**Directive:** Below are records; count the lines in them that hold "component" and give only the count.

**Records supplied:**
◇ ◇ ◇ ◇ ◇

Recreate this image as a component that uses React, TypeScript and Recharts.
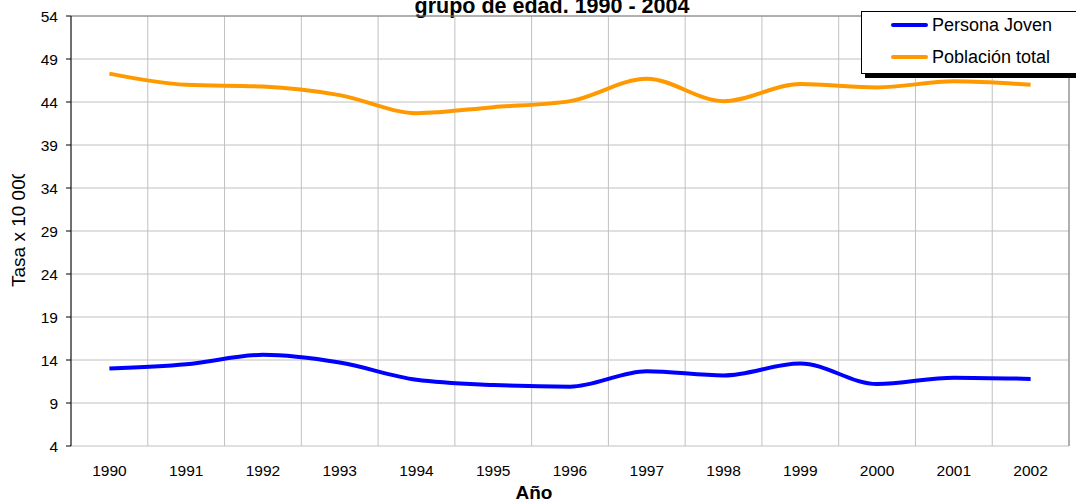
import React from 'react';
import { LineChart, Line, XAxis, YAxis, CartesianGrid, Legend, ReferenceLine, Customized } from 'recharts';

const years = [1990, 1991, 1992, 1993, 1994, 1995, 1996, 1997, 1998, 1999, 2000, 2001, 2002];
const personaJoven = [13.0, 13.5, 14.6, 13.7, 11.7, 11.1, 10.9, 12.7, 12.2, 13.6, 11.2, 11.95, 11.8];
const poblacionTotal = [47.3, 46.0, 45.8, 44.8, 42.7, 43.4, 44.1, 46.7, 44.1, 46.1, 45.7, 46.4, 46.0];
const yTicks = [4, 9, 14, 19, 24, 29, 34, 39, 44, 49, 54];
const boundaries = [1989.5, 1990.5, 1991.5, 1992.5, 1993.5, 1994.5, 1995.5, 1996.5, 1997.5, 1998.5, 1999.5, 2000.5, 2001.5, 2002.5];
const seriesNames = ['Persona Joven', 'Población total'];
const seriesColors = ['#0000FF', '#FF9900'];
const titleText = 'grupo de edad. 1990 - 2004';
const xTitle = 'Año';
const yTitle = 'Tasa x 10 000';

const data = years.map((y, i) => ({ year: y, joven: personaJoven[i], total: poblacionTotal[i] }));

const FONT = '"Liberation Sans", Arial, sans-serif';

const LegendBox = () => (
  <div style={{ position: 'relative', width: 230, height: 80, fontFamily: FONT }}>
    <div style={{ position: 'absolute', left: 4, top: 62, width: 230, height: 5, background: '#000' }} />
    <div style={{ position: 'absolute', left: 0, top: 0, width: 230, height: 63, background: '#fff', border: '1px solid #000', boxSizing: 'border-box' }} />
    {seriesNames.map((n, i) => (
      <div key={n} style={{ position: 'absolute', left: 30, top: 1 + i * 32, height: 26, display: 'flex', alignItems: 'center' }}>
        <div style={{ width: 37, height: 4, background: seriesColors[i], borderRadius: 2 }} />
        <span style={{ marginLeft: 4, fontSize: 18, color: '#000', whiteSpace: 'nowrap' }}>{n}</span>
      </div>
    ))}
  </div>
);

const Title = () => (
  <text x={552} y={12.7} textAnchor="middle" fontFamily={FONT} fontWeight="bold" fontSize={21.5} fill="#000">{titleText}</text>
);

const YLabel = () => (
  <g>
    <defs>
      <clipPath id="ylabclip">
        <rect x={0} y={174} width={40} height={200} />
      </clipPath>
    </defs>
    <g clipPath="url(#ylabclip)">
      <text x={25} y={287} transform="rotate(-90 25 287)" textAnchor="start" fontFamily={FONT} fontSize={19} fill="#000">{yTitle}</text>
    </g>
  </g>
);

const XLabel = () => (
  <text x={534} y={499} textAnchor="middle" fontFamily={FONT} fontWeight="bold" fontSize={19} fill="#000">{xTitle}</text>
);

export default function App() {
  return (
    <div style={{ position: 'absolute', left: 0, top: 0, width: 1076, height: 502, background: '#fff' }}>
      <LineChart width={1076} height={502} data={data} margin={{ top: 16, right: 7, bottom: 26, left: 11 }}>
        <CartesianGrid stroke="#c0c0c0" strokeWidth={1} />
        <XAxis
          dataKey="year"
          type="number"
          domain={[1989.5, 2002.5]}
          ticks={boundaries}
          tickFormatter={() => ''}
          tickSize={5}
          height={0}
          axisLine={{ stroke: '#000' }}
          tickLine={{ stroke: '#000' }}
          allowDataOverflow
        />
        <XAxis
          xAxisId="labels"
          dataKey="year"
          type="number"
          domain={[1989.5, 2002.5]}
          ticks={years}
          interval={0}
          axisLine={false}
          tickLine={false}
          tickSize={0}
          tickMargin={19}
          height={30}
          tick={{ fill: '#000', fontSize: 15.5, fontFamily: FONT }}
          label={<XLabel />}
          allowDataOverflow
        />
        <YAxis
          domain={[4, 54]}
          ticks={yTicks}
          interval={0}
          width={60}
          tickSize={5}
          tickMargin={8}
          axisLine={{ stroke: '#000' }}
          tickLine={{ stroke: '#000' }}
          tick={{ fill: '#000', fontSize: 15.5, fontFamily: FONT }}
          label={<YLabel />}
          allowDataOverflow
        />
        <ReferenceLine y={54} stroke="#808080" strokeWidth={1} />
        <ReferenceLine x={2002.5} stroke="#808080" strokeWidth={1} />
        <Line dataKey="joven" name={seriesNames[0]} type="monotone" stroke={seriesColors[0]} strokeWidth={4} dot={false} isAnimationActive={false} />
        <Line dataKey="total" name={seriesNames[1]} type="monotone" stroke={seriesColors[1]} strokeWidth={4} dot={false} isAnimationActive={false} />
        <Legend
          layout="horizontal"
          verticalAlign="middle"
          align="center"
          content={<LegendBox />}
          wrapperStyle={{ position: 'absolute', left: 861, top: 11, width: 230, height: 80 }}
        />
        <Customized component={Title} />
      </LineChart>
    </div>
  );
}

◇ ◇ ◇ ◇ ◇

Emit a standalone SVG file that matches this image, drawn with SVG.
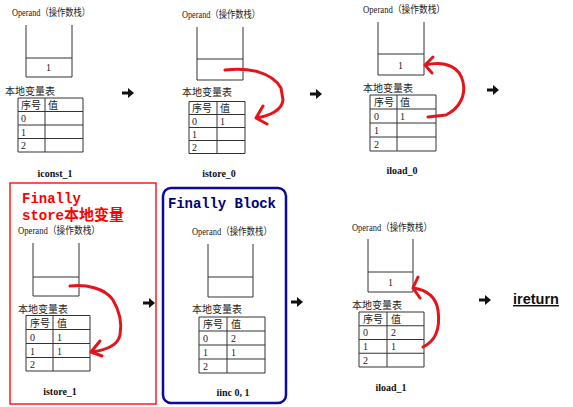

◇ ◇ ◇ ◇ ◇

**Worked answer:** 2